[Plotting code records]

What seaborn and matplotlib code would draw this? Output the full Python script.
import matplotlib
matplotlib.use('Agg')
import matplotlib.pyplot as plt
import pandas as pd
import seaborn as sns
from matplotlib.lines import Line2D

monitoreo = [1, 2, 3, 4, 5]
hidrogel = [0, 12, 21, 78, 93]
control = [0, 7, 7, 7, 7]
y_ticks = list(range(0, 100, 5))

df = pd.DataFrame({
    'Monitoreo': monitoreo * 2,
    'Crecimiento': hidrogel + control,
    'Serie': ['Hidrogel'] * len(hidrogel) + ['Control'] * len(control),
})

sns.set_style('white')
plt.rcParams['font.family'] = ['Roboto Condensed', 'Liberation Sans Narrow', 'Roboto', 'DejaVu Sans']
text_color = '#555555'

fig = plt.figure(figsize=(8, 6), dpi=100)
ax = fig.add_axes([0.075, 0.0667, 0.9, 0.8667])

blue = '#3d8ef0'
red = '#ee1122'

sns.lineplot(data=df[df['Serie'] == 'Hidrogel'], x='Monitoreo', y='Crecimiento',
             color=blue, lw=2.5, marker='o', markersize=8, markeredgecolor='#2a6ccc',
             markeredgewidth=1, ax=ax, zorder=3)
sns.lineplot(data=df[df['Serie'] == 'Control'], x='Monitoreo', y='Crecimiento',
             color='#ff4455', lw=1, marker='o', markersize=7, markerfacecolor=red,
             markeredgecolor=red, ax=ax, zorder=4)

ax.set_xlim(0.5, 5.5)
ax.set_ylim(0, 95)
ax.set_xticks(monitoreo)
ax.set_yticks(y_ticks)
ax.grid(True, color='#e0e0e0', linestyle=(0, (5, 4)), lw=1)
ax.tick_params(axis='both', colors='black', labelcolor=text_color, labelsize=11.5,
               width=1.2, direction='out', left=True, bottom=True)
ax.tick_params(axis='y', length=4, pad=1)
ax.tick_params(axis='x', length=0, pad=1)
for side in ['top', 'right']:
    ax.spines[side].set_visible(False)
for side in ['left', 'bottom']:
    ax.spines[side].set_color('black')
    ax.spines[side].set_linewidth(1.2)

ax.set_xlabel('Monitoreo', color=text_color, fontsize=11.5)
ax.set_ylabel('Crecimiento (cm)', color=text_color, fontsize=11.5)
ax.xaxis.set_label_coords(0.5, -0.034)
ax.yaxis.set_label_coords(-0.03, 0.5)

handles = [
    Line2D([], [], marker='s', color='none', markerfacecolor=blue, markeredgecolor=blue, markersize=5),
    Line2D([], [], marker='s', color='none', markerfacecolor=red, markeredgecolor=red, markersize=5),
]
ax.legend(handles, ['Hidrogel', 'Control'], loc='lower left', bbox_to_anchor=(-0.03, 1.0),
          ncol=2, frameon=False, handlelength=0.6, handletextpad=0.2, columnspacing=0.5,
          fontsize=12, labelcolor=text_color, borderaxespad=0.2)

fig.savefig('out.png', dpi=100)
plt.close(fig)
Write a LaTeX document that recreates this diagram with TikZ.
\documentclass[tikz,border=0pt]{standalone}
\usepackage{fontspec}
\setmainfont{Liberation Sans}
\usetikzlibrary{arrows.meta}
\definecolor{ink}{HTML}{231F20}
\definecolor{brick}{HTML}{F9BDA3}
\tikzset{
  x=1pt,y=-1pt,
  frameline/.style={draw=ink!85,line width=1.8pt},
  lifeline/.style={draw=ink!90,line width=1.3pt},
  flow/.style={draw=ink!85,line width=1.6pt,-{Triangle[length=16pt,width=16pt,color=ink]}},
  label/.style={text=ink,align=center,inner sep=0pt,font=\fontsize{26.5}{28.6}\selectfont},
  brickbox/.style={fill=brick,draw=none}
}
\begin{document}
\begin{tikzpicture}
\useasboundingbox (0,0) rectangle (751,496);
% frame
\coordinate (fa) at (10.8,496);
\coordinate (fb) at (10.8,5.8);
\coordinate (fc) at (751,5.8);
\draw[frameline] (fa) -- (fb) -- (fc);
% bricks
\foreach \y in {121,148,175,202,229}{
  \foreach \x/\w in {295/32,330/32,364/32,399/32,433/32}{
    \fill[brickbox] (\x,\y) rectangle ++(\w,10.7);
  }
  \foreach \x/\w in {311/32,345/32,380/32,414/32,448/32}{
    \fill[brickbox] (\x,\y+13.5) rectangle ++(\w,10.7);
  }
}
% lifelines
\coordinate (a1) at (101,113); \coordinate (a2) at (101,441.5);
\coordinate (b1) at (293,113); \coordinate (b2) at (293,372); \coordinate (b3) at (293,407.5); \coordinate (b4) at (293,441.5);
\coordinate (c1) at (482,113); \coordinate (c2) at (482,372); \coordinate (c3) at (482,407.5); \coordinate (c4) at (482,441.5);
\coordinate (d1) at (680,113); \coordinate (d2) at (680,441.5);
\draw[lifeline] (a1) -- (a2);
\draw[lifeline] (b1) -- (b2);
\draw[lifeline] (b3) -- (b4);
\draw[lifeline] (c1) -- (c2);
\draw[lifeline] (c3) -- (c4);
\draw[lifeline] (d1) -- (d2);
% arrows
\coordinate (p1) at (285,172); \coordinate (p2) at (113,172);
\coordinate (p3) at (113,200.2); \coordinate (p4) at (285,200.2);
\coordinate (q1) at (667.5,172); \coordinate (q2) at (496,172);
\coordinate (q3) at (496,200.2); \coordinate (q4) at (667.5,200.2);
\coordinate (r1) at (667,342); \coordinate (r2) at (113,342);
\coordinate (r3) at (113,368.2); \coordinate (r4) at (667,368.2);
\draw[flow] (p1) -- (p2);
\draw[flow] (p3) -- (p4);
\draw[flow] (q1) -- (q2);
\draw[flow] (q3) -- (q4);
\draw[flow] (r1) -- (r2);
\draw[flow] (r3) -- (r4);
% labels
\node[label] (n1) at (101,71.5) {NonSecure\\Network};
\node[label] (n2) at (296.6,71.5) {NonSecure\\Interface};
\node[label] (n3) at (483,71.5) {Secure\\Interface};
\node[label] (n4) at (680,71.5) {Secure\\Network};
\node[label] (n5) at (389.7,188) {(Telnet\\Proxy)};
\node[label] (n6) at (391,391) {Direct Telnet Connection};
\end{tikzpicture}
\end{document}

--

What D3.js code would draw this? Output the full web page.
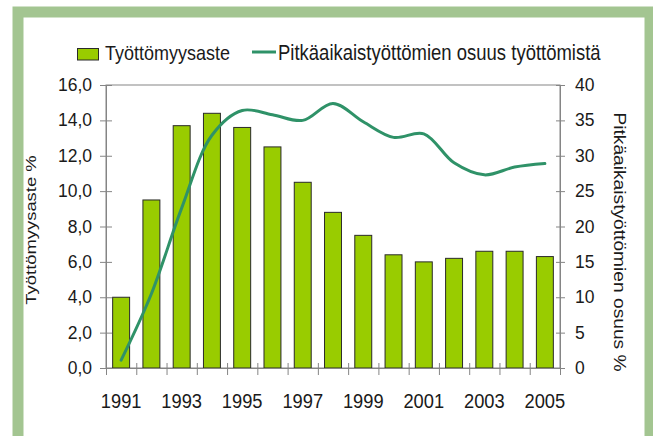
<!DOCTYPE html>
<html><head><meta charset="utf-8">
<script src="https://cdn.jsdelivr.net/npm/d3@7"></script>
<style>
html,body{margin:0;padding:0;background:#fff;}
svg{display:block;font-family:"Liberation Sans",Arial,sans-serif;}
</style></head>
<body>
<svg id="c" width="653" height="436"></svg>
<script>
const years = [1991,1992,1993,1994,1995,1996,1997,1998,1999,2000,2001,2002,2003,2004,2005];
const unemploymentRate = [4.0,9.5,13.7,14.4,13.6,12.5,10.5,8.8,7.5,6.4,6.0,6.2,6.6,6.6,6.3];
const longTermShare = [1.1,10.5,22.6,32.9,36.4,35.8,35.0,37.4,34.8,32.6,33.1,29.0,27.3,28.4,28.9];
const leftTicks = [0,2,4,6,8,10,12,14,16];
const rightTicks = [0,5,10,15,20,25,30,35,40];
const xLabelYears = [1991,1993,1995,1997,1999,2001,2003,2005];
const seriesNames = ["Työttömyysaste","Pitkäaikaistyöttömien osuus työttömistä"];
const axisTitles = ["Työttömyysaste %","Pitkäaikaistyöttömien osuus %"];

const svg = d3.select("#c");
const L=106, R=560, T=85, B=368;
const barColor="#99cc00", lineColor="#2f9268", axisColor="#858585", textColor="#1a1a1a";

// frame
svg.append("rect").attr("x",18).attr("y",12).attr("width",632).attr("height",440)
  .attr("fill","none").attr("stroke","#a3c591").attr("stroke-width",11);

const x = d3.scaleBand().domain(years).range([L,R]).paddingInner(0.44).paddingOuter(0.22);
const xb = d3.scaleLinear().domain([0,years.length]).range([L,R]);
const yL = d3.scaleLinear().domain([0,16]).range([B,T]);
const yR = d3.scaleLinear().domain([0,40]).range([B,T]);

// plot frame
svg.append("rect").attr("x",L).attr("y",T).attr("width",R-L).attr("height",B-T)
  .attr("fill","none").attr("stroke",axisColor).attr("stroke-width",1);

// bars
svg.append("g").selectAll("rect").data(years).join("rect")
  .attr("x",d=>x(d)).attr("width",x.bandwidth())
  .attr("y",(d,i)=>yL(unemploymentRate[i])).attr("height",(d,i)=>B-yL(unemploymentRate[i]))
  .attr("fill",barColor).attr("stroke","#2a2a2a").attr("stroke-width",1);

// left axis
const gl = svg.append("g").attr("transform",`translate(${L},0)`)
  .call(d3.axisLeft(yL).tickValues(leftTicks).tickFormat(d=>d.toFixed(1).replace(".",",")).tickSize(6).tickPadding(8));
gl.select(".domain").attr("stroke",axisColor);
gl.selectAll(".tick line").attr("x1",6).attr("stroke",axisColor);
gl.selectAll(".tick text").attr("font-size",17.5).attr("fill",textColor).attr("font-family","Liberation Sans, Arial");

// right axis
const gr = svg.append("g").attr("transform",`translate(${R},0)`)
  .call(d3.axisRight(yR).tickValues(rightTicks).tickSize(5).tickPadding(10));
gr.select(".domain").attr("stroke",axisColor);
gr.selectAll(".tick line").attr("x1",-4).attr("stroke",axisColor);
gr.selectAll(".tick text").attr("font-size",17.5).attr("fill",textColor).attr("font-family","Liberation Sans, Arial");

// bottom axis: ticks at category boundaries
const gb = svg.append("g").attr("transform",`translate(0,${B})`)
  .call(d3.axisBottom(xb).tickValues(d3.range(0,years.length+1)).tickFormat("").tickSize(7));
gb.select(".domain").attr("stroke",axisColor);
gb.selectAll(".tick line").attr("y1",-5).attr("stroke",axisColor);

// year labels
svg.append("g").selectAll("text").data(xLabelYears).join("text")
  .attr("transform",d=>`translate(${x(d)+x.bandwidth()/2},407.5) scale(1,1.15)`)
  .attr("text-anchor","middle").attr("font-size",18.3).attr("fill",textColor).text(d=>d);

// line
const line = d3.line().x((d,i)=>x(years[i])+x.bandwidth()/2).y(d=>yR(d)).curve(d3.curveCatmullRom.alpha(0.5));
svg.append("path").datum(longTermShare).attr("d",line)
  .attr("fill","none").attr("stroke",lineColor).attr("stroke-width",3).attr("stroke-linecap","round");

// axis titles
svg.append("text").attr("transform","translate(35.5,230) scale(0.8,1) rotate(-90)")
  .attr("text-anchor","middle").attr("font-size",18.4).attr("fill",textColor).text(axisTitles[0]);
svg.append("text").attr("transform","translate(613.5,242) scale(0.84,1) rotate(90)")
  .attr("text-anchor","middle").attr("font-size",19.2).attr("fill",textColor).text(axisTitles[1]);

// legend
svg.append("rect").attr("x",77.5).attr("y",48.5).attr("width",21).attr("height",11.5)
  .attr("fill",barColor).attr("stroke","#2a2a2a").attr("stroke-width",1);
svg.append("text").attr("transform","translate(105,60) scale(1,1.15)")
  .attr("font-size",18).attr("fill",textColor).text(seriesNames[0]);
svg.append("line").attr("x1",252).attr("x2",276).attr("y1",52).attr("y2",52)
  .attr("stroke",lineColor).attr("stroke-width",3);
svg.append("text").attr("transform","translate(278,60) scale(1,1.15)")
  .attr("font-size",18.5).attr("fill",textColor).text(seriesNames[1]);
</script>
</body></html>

==

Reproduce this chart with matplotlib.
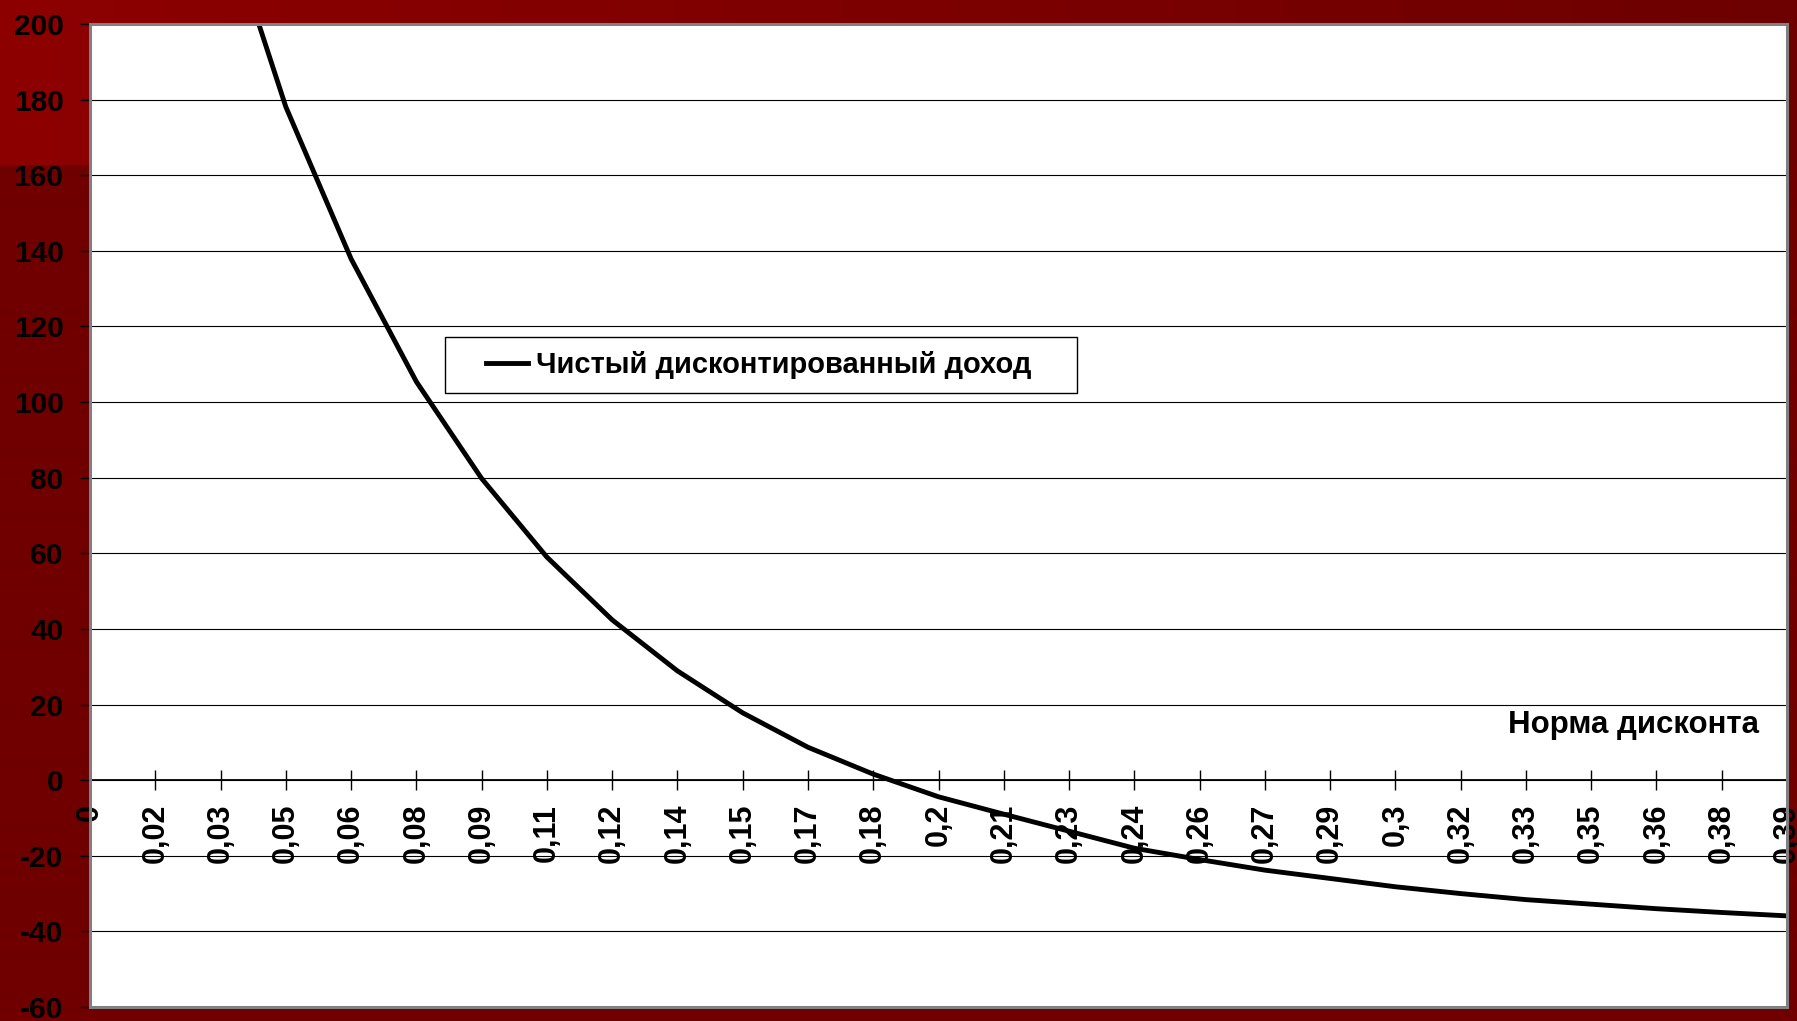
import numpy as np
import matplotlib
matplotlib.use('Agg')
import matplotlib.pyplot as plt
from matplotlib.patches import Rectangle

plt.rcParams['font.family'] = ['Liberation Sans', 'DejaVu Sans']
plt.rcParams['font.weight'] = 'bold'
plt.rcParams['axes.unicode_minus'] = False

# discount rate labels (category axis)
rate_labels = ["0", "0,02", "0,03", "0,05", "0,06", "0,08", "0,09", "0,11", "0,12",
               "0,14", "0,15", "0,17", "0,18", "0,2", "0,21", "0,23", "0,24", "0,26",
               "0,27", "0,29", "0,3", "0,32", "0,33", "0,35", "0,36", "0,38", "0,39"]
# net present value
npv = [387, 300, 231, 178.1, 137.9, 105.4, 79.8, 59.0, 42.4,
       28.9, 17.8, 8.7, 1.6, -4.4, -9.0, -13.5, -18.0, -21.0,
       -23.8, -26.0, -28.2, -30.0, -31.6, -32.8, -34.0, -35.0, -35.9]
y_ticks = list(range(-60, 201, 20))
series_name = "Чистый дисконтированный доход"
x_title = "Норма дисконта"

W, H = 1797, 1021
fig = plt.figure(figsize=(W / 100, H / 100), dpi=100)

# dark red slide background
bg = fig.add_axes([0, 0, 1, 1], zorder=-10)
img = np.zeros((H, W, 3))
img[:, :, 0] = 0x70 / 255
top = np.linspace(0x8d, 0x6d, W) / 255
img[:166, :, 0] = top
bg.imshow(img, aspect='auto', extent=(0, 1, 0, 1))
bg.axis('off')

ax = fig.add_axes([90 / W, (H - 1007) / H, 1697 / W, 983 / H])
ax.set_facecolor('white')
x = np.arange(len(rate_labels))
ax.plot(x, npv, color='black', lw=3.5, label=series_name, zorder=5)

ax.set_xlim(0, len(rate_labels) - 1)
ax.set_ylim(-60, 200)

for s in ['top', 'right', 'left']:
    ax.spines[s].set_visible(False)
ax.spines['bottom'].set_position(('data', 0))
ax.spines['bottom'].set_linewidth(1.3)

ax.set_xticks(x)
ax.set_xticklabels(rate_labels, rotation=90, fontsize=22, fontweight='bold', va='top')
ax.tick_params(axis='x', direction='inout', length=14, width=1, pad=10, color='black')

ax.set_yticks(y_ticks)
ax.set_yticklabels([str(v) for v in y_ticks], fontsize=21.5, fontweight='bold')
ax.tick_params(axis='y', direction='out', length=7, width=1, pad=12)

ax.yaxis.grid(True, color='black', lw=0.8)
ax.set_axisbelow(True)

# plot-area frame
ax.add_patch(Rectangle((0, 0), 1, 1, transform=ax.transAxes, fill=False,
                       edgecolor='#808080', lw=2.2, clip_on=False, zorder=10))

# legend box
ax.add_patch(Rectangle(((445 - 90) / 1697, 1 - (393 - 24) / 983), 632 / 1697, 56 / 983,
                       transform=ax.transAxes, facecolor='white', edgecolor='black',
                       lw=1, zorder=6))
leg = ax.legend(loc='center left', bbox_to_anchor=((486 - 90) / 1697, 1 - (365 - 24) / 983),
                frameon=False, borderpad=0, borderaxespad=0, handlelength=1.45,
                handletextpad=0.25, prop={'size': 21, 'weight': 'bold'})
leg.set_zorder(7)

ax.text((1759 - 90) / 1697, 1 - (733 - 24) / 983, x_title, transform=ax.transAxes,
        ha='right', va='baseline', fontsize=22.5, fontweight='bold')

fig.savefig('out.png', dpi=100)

Stated task = Copy every line above in which the string "script" shows up.

Exercise solution =
What seaborn and matplotlib code would draw this? Output the full Python script.
<script src="https://cdn.jsdelivr.net/npm/d3@7"></script>
<script>
</script>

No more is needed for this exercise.